The difference between MCUs and SBCs is not merely about specifications—it’s about intent. A microcontroller-based design usually targets simplicity, stability, and cost efficiency, while a single-board computer-based design leans toward flexibility, multimedia performance, and connectivity. Yet, both categories have evolved. Modern microcontrollers are adopting features such as wireless communication (Wi-Fi, BLE, LoRa) and higher clock speeds, narrowing the performance gap. At the same time, SBCs have become smaller and more power-efficient, making them viable in environments previously dominated by microcontrollers.
As engineers, makers, and innovators move from prototyping to production, the boundary between “hobby” and “industry” becomes both apparent and blurred. In early stages of a project, experimentation thrives on adaptability—hobbyists working with SBCs can swiftly test new ideas with Python scripts or pre-built libraries, leveraging open-source communities for immediate results. However, when a product moves toward commercialization, priorities change. Cost per unit, reliability over years of operation, supply-chain stability, and compliance with industrial standards start to dominate design decisions. Under these constraints, the compact, stable, and deterministic nature of a microcontroller often becomes the more appropriate solution.

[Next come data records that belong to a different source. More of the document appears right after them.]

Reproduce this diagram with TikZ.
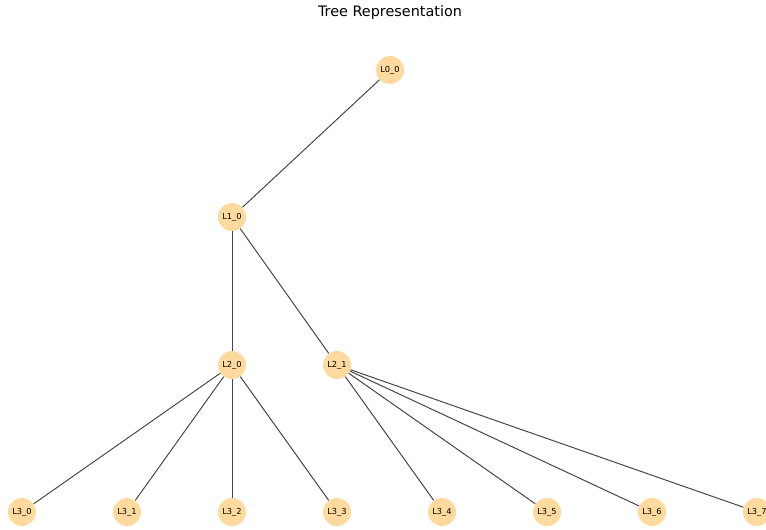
\documentclass[tikz,border=0pt]{standalone}
\usepackage{fontspec}
\setmainfont{DejaVu Sans}
\usepackage{tikz}
\usetikzlibrary{positioning}
\definecolor{nodefill}{HTML}{FFDA9E}
\definecolor{edgex}{HTML}{474747}
\tikzset{
  tn/.style={circle,fill=nodefill,minimum size=21pt,inner sep=0pt,font=\fontsize{6.2}{7}\selectfont},
  ed/.style={edgex,line width=0.75pt}
}
\begin{document}
\begin{tikzpicture}[x=0.75pt,y=-0.75pt]
\useasboundingbox (0,0) rectangle (766,529);
\clip (0,0) rectangle (766,529);
\node[font=\fontsize{10.8}{13}\selectfont] (title) at (390,13) {Tree Representation};
% levels
\node[tn] (L00) at (390,70) {L0\_0};
\node[tn] (L10) at (232,217) {L1\_0};
\node[tn] (L20) at (232,365) {L2\_0};
\node[tn] (L21) at (337,365) {L2\_1};
\foreach \i in {0,...,7}
  \node[tn] (L3\i) at (22+105*\i,512) {L3\_\i};
% edges
\draw[ed] (L00) -- (L10);
\draw[ed] (L10) -- (L20);
\draw[ed] (L10) -- (L21);
\foreach \i in {0,...,3}
  \draw[ed] (L20) -- (L3\i);
\foreach \i in {4,...,7}
  \draw[ed] (L21) -- (L3\i);
\end{tikzpicture}
\end{document}
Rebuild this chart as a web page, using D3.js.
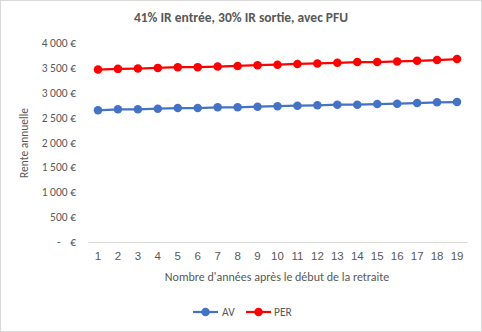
<!DOCTYPE html>
<html><head><meta charset="utf-8">
<script src="https://cdn.jsdelivr.net/npm/d3@7"></script>
<style>
html,body{margin:0;padding:0;background:#fff;}
svg{display:block;font-family:Carlito,Calibri,Lato,"Open Sans",sans-serif;}
</style></head>
<body>
<script>
const title = "41% IR entrée, 30% IR sortie, avec PFU";
const years = [1,2,3,4,5,6,7,8,9,10,11,12,13,14,15,16,17,18,19];
const av  = [2647,2667,2667,2680,2693,2693,2707,2707,2720,2730,2740,2747,2760,2760,2773,2780,2793,2807,2813];
const per = [3467,3480,3487,3500,3513,3515,3527,3540,3553,3565,3578,3590,3603,3617,3617,3630,3643,3657,3677];
const yTicks = [0,500,1000,1500,2000,2500,3000,3500,4000];
const seriesNames = ["AV","PER"];
const seriesColors = ["#4472C4","#FF0000"];
const yLabel = "Rente annuelle";
const xLabel = "Nombre d'années après le début de la retraite";

const W = 482, H = 332;
const svg = d3.select("body").append("svg").attr("width", W).attr("height", H);
svg.append("rect").attr("x",0.5).attr("y",0.5).attr("width",W-1).attr("height",H-1)
  .attr("fill","#fff").attr("stroke","#d9d9d9");

const x = d3.scaleBand().domain(years).range([88, 467]);
const y = d3.scaleLinear().domain([0, 4000]).range([242, 43]);

svg.append("text").attr("x", 241).attr("y", 22).attr("text-anchor","middle")
  .attr("font-size", 13.5).attr("font-weight","bold").attr("fill","#595959").text(title);

// x axis
const xAxis = svg.append("g").attr("transform","translate(0,242)")
  .call(d3.axisBottom(x).tickSize(0).tickPadding(10));
xAxis.select(".domain").attr("stroke","#d9d9d9");
xAxis.selectAll("text").attr("font-size",11.5).attr("fill","#595959").attr("font-family",null);

// y axis labels (accounting format)
const fmt = v => d3.format(",")(v).replace(/,/g, " ");
const yg = svg.append("g");
yTicks.forEach(v => {
  if (v === 0) {
    yg.append("text").attr("x", 57).attr("y", y(v)).attr("dy","0.35em")
      .attr("text-anchor","start").attr("font-size",11.5).attr("fill","#595959").text("-");
    yg.append("text").attr("x", 76).attr("y", y(v)).attr("dy","0.35em")
      .attr("text-anchor","end").attr("font-size",11.5).attr("fill","#595959").text("€");
  } else {
    yg.append("text").attr("x", 76).attr("y", y(v)).attr("dy","0.35em")
      .attr("text-anchor","end").attr("font-size",11.5).attr("fill","#595959")
      .text(fmt(v) + " €");
  }
});

svg.append("text").attr("transform","translate(28,143) rotate(-90)")
  .attr("text-anchor","middle").attr("font-size",11.5).attr("fill","#595959").text(yLabel);
svg.append("text").attr("x", 277).attr("y", 281).attr("text-anchor","middle")
  .attr("font-size",12).attr("fill","#595959").text(xLabel);

const cx = d => x(d) + x.bandwidth()/2;
const line = d3.line().x((d,i) => cx(years[i])).y(d => y(d));
[av, per].forEach((s, k) => {
  svg.append("path").datum(s).attr("d", line).attr("fill","none")
    .attr("stroke", seriesColors[k]).attr("stroke-width", 2.25);
  svg.append("g").selectAll("circle").data(s).join("circle")
    .attr("cx", (d,i) => cx(years[i])).attr("cy", d => y(d)).attr("r", 4.25)
    .attr("fill", seriesColors[k]);
});

// legend
const leg = [{x0:193, tx:222}, {x0:246, tx:274}];
seriesNames.forEach((n, k) => {
  const g = svg.append("g");
  g.append("line").attr("x1", leg[k].x0).attr("x2", leg[k].x0 + 25).attr("y1", 312).attr("y2", 312)
    .attr("stroke", seriesColors[k]).attr("stroke-width", 2.25);
  g.append("circle").attr("cx", leg[k].x0 + 12.5).attr("cy", 312).attr("r", 4.25).attr("fill", seriesColors[k]);
  g.append("text").attr("x", leg[k].tx).attr("y", 312).attr("dy","0.35em")
    .attr("font-size",11.5).attr("fill","#595959").text(n);
});
</script>
</body></html>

Yet, this is not a simple handoff between one platform and another. Many successful industrial systems today combine both technologies. For example, an industrial sensor node may rely on a microcontroller for real-time data acquisition and on an SBC as a gateway to process, visualize, and transmit data to the cloud. This hybrid approach merges the predictability of MCU control with the computational flexibility of an SBC. It reflects a broader trend in embedded design: rather than choosing one over the other, engineers strategically layer them for optimized performance.
To appreciate where hobby ends and industry begins, one needs to look not only at technical distinctions but also at the surrounding ecosystem. The explosion of community-driven projects, open-source development tools, and educational platforms has given rise to a generation of designers who began with Arduino boards and Raspberry Pis yet have gone on to build professional products and startups. This democratization of technology has shortened the feedback loop between concept and deployment. The early-stage prototype that once lived on a maker’s desk can now rapidly evolve into an industrial solution with proper engineering refinement.
However, industrial applications demand a different set of criteria: long-term component availability, rigorous quality assurance, electromagnetic compatibility, and predictable maintenance cycles. A board chosen for its convenience in a prototype may not meet the operational demands of a factory floor or a remote field installation expected to run continuously for years. This is where industrial-grade microcontrollers and specialized SBCs, designed for durability and supported with extensive documentation and lifecycle guarantees, take precedence.
At a deeper level, the evolution from hobby to industry represents a philosophical shift. Hobbyist platforms encourage quick iteration, creativity, and accessibility—they thrive on flexibility and community-shared knowledge. Industrial solutions, in contrast, prioritize robustness, security, and repeatability. Yet both are rooted in the same principle: the desire to build systems that interact intelligently with the physical world.
This transition mirrors how innovation flows today. Many ideas originate in open, collaborative, and decentralized environments, where microcontrollers and SBCs serve as experimental units. Once validated, these concepts are refined through engineering rigor, optimized firmware, and hardware reliability. What emerges is not just a product, but a proof of how democratized innovation scales into industrial reality.
In conclusion, the boundary between microcontrollers and single-board computers is less a clear demarcation and more a gradient of purpose and constraint. The choice between the two is rarely about which is “better,” but which is “right” for the job. Hobbyists may begin with flexibility, learning through rapid prototypes on an SBC, while industrial designers may converge on purpose-built microcontrollers for efficiency, stability, and scale. Together, they define the continuum of modern embedded design—a journey that starts on a workbench, takes shape through experimentation, and ultimately powers the complex, interconnected systems that keep industries running.